Have you ever been faced with a chore you’re dreading? Of course you have! And you’ve probably put it off thinking, “I should do my laundry,” or “I should do the dishes.” But how convinced are you? Are you jumping up to do the dishes right now? Probably not. And that’s because should just isn’t motivating. Instead of propelling you forward, it acts as a weight, slowing you down.
During the new year, internal struggles like this tend to come to the forefront. Setting goals for the new year is a great idea, but how do we put them into practice? How do we get to that space of acting instead of merely thinking (and then sometimes berating, when we don’t do the things we think we should do)?

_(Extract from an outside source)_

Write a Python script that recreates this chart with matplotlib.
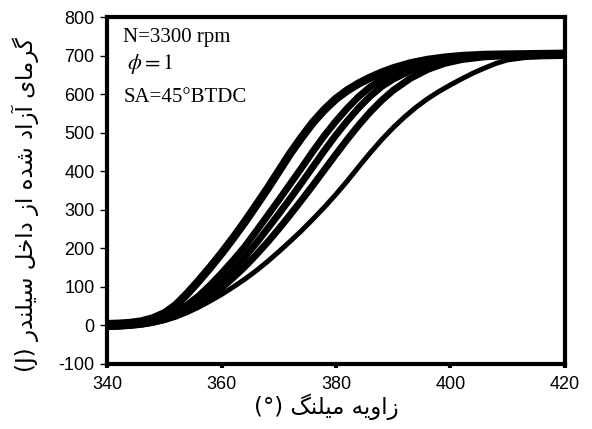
import matplotlib
matplotlib.use('Agg')
import matplotlib.pyplot as plt

# crank angle (deg) / heat released (J)
ang = [340, 342, 344, 346, 348, 350, 352, 354, 356, 358, 360, 362, 364, 366, 368, 370, 372, 374,
       376, 378, 380, 382, 384, 386, 388, 390, 393, 396, 399, 402, 406, 410, 415, 420]
q_a = [3, 4, 6, 10, 18, 31, 52, 82, 115, 150, 187, 226, 267, 310, 354, 400, 446, 488,
       527, 560, 588, 610, 628, 643, 656, 667, 680, 689, 695, 699, 702, 703, 704, 705]
q_b = [1, 2, 4, 8, 14, 23, 36, 53, 76, 104, 135, 168, 203, 243, 284, 325, 367, 409,
       452, 493, 530, 564, 594, 619, 638, 653, 670, 682, 690, 695, 699, 701, 702, 703]
q_c = [-1, 0, 2, 5, 10, 18, 29, 44, 63, 86, 110, 142, 176, 212, 250, 289, 329, 370,
       412, 454, 494, 531, 565, 595, 620, 639, 661, 677, 688, 695, 699, 701, 702, 702]
q_e = [-3, -2, 0, 3, 8, 15, 25, 38, 55, 74, 97, 123, 151, 182, 215, 250, 287, 325,
       364, 404, 444, 483, 520, 554, 584, 610, 641, 664, 680, 690, 697, 700, 701, 701]
ang_d = [340, 342, 344, 346, 348, 350, 352, 354, 356, 358, 360, 362, 364, 366, 368, 370, 372, 374,
         376, 378, 380, 382, 384, 386, 388, 390, 392, 394, 396, 398, 400, 402, 404, 406, 408, 410,
         413, 416, 420]
q_d = [-6, -5, -3, 0, 5, 12, 21, 33, 47, 63, 80, 99, 119, 141, 165, 191, 218, 246,
       276, 307, 340, 375, 412, 448, 482, 513, 541, 566, 588, 607, 624, 640, 655, 668, 680, 689,
       695, 697, 698]

xticks = [340, 360, 380, 400, 420]
yticks = [-100, 0, 100, 200, 300, 400, 500, 600, 700, 800]

# simple persian shaping (matplotlib has no bidi / joining)
FORMS = {
    'ا': ('\uFE8D', '\uFE8E'), 'آ': ('\uFE81', '\uFE82'),
    'ر': ('\uFEAD', '\uFEAE'), 'ز': ('\uFEAF', '\uFEB0'),
    'د': ('\uFEA9', '\uFEAA'), 'و': ('\uFEED', '\uFEEE'),
    'م': ('\uFEE1', '\uFEE2', '\uFEE3', '\uFEE4'),
    'ی': ('\uFBFC', '\uFBFD', '\uFBFE', '\uFBFF'),
    'ش': ('\uFEB5', '\uFEB6', '\uFEB7', '\uFEB8'),
    'ه': ('\uFEE9', '\uFEEA', '\uFEEB', '\uFEEC'),
    'خ': ('\uFEA5', '\uFEA6', '\uFEA7', '\uFEA8'),
    'ل': ('\uFEDD', '\uFEDE', '\uFEDF', '\uFEE0'),
    'س': ('\uFEB1', '\uFEB2', '\uFEB3', '\uFEB4'),
    'ن': ('\uFEE5', '\uFEE6', '\uFEE7', '\uFEE8'),
    'گ': ('\uFB92', '\uFB93', '\uFB94', '\uFB95'),
}

def fa(text):
    out = []
    for i, c in enumerate(text):
        if c not in FORMS:
            out.append(c)
            continue
        prev = text[i-1] if i > 0 else ''
        nxt = text[i+1] if i + 1 < len(text) else ''
        jp = prev in FORMS and len(FORMS[prev]) == 4
        jn = nxt in FORMS and len(FORMS[c]) == 4
        f = FORMS[c]
        if jp and jn:
            out.append(f[3])
        elif jp:
            out.append(f[1])
        elif jn:
            out.append(f[2])
        else:
            out.append(f[0])
    return ''.join(out)[::-1]

plt.rcParams['font.family'] = ['Liberation Sans', 'DejaVu Sans']
plt.rcParams['mathtext.fontset'] = 'stix'
plt.rcParams['axes.unicode_minus'] = False

fig = plt.figure(figsize=(5.92, 4.29), dpi=100)
ax = fig.add_axes([0.181, 0.152, 0.773, 0.808])

ax.plot(ang, q_a, color='black', lw=6, solid_joinstyle='round')
for q in [q_b, q_c, q_e]:
    ax.plot(ang, q, color='black', lw=5, solid_joinstyle='round')
ax.plot(ang_d, q_d, color='black', lw=3.6, solid_joinstyle='round')

ax.set_xlim(340, 420)
ax.set_ylim(-100, 800)
ax.set_xticks(xticks)
ax.set_yticks(yticks)
ax.tick_params(axis='x', direction='out', length=3, width=3, pad=6, labelsize=13)
ax.tick_params(axis='y', direction='out', length=5, width=1, pad=4, labelsize=13)
for s in ax.spines.values():
    s.set_linewidth(3)

ax.set_ylabel('(J) ' + fa('گرمای آزاد شده از داخل سیلندر'),
              family=['DejaVu Sans'], fontsize=16.5)
ax.set_xlabel('(°) ' + fa('زاویه میلنگ'), family=['DejaVu Sans'], fontsize=16.5)
ax.yaxis.set_label_coords(-0.15, 0.46)
ax.xaxis.set_label_coords(0.48, -0.085)

ax.text(0.035, 0.942, 'N=3300 rpm', transform=ax.transAxes, va='center',
        family='Liberation Serif', fontsize=15)
ax.text(0.044, 0.864, r'$\phi = 1$', transform=ax.transAxes, va='center', fontsize=16)
ax.text(0.035, 0.767, 'SA=45°BTDC', transform=ax.transAxes, va='center',
        family='Liberation Serif', fontsize=15)

fig.savefig('out.png', dpi=100)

Good Feet spoke to Margaret Evans, Portland, Oregon based Licensed Professional Counselor, to learn how to transcend old habits and break into being your best you this new year. She explains how shoulds have no positive energy behind them. They drain time, energy, and resources.
For example, maybe you think “I should get more exercise this year.” Dive into this phrase and examine it. Why do you feel this way? Many people make getting more exercise a new year’s resolution because they want to feel healthier. And that want, according to Margaret, is at the crux of personal growth. A want has energy behind it, and by reframing your thoughts, you’ll be able to turn your wants into achievements. Think: “I want to exercise so I can keep healthy.” Or, “I want to exercise so I can go on a hiking trip.”

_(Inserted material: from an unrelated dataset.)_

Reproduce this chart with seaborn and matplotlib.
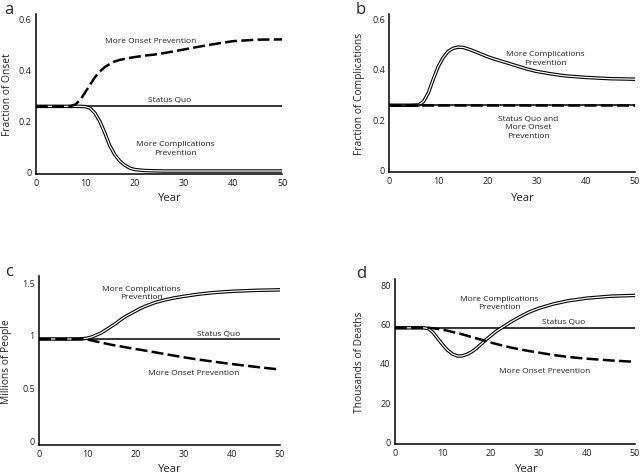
import matplotlib
matplotlib.use("Agg")
import matplotlib.pyplot as plt
import seaborn as sns

# shared time axis (years)
years = [0, 2, 4, 6, 7, 8, 9, 10, 11, 12, 13, 14, 15, 16, 17, 18, 19, 20,
         21, 22, 24, 26, 28, 30, 33, 36, 40, 45, 50]

# panel a: fraction of onset
a_status = [0.255] * len(years)
a_onset = [0.255, 0.255, 0.255, 0.255, 0.256, 0.262, 0.28, 0.31, 0.34, 0.37,
           0.392, 0.41, 0.422, 0.432, 0.438, 0.442, 0.446, 0.449, 0.452, 0.455,
           0.459, 0.465, 0.472, 0.479, 0.49, 0.50, 0.512, 0.518, 0.519]
a_compl = [0.255, 0.255, 0.255, 0.255, 0.255, 0.255, 0.255, 0.254, 0.248, 0.228,
           0.195, 0.15, 0.10, 0.065, 0.04, 0.024, 0.012, 0.006, 0.004, 0.002,
           0.001, 0.0, 0.0, 0.0, 0.0, 0.0, 0.0, 0.0, 0.0]

# panel b: fraction of complications
b_status = [0.255] * len(years)
b_onset = [0.255] * len(years)
b_compl = [0.255, 0.255, 0.255, 0.256, 0.27, 0.305, 0.36, 0.41, 0.445, 0.47,
           0.482, 0.487, 0.486, 0.48, 0.473, 0.465, 0.457, 0.449, 0.442, 0.436,
           0.424, 0.412, 0.40, 0.39, 0.38, 0.372, 0.366, 0.361, 0.359]

# panel c: millions of people
c_status = [0.96] * len(years)
c_compl = [0.96, 0.96, 0.96, 0.96, 0.96, 0.96, 0.962, 0.968, 0.98, 1.0,
           1.02, 1.05, 1.08, 1.11, 1.145, 1.175, 1.2, 1.225, 1.25, 1.27,
           1.305, 1.33, 1.35, 1.365, 1.385, 1.40, 1.413, 1.422, 1.427]
c_onset = [0.96, 0.96, 0.96, 0.96, 0.96, 0.96, 0.96, 0.955, 0.945, 0.935,
           0.925, 0.915, 0.905, 0.897, 0.889, 0.881, 0.873, 0.865, 0.858, 0.85,
           0.834, 0.818, 0.802, 0.786, 0.765, 0.746, 0.722, 0.695, 0.67]

# panel d: thousands of deaths
d_status = [58] * len(years)
d_compl = [58, 58, 58, 58, 57.6, 55.5, 52.3, 49.2, 46.5, 44.6,
           43.6, 43.6, 44.4, 45.7, 47.5, 49.7, 52, 54, 56, 57.6,
           60.8, 63.6, 66.1, 68, 70.2, 71.8, 73.2, 74.2, 74.6]
d_onset = [58, 58, 58, 58, 58, 57.8, 57.4, 57, 56.5, 55.9,
           55.3, 54.7, 54.0, 53.3, 52.6, 51.9, 51.2, 50.5, 49.8, 49.2,
           48.0, 47.0, 46.1, 45.3, 44.1, 43.1, 42.2, 41.3, 40.6]

x_ticks = [0, 10, 20, 30, 40, 50]

sns.set_theme(style="white")
plt.rcParams['font.family'] = ['Open Sans', 'DejaVu Sans']

fig = plt.figure(figsize=(6.4, 4.77), dpi=100)


def double_line(ax, y):
    sns.lineplot(x=years, y=y, ax=ax, color="black", lw=2.5)
    sns.lineplot(x=years, y=y, ax=ax, color="white", lw=0.9)


def dashed_line(ax, y):
    sns.lineplot(x=years, y=y, ax=ax, color="black", lw=1.8,
                 linestyle=(0, (4.8, 1.7)))


def solid_line(ax, y):
    sns.lineplot(x=years, y=y, ax=ax, color="black", lw=1.1)


def style_axes(ax, ylim, yticks, yticklabels, ylabel, ylab_x, xlab_xy, letter, letter_xy):
    ax.set_xlim(0, 50)
    ax.set_ylim(*ylim)
    ax.set_xticks(x_ticks)
    ax.set_xticklabels([str(t) for t in x_ticks])
    ax.set_yticks(yticks)
    ax.set_yticklabels(yticklabels)
    ax.tick_params(length=0, labelsize=6.5, pad=3, colors="#222222")
    sns.despine(ax=ax)
    for s in ("left", "bottom"):
        ax.spines[s].set_color("black")
        ax.spines[s].set_linewidth(1.1)
    ax.set_ylabel(ylabel, fontsize=7.4)
    ax.yaxis.set_label_coords(ylab_x, 0.5)
    ax.yaxis.label.set_va("center")
    ax.set_xlabel("Year", fontsize=8.2)
    ax.xaxis.set_label_coords(*xlab_xy)
    ax.xaxis.label.set_va("center")
    fig.text(letter_xy[0], letter_xy[1], letter, fontsize=12, ha="left", va="center")


txt = dict(fontsize=6.0, ha="center", va="center", color="#222222")

# a
ax_a = fig.add_axes([0.056, 0.633, 0.385, 0.336])
solid_line(ax_a, a_status)
double_line(ax_a, a_compl)
dashed_line(ax_a, a_onset)
style_axes(ax_a, (-0.012, 0.62), [0, 0.2, 0.4, 0.6], ["0", "0.2", "0.4", "0.6"],
           "Fraction of Onset", -0.116, (0.545, -0.144), "a", (0.006, 0.979))
ax_a.text(23.2, 0.515, "More Onset Prevention", **txt)
ax_a.text(27.2, 0.282, "Status Quo", **txt)
ax_a.text(28.4, 0.091, "More Complications\nPrevention", linespacing=1.3, **txt)

# b
ax_b = fig.add_axes([0.608, 0.637, 0.384, 0.332])
double_line(ax_b, b_compl)
solid_line(ax_b, b_status)
dashed_line(ax_b, b_onset)
style_axes(ax_b, (-0.012, 0.62), [0, 0.2, 0.4, 0.6], ["0", "0.2", "0.4", "0.6"],
           "Fraction of Complications", -0.122, (0.546, -0.158), "b", (0.555, 0.980))
ax_b.text(31.8, 0.444, "More Complications\nPrevention", linespacing=1.3, **txt)
ax_b.text(28.3, 0.169, "Status Quo and\nMore Onset\nPrevention", linespacing=1.3, **txt)

# c
ax_c = fig.add_axes([0.061, 0.065, 0.3765, 0.354])
solid_line(ax_c, c_status)
double_line(ax_c, c_compl)
dashed_line(ax_c, c_onset)
style_axes(ax_c, (-0.047, 1.557), [0, 0.5, 1, 1.5], ["0", "0.5", "1", "1.5"],
           "Millions of People", -0.136, (0.544, -0.142), "c", (0.008, 0.430))
ax_c.text(21.3, 1.40, "More Complications\nPrevention", linespacing=1.3, **txt)
ax_c.text(37.3, 1.016, "Status Quo", **txt)
ax_c.text(32.0, 0.64, "More Onset Prevention", **txt)

# d
ax_d = fig.add_axes([0.617, 0.067, 0.375, 0.346])
solid_line(ax_d, d_status)
double_line(ax_d, d_compl)
dashed_line(ax_d, d_onset)
style_axes(ax_d, (-1.5, 83), [0, 20, 40, 60, 80], ["0", "20", "40", "60", "80"],
           "Thousands of Deaths", -0.149, (0.549, -0.147), "d", (0.557, 0.426))
ax_d.text(21.7, 70.9, "More Complications\nPrevention", linespacing=1.3, **txt)
ax_d.text(35.1, 61.2, "Status Quo", **txt)
ax_d.text(31.1, 35.9, "More Onset Prevention", **txt)

fig.savefig("out.png", dpi=100)
plt.close(fig)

Then, take it a step further and put yourself–and your goal–in the present. The next time you’re considering going to the gym or taking a hike, make it clear to yourself that the activity isn’t something you should do, it’s something you choose to do because you want to. Say, “I choose to go to the gym today because I want to feel invigorated.” Or “I choose to take a walk because being healthy feels good.” You can also say, “I enjoy eating healthy because it makes me feel better.”
By reframing your language and putting yourself and your goal in the present, you’re not just planning to achieve, you ARE achieving. Now, what do you choose to accomplish this year?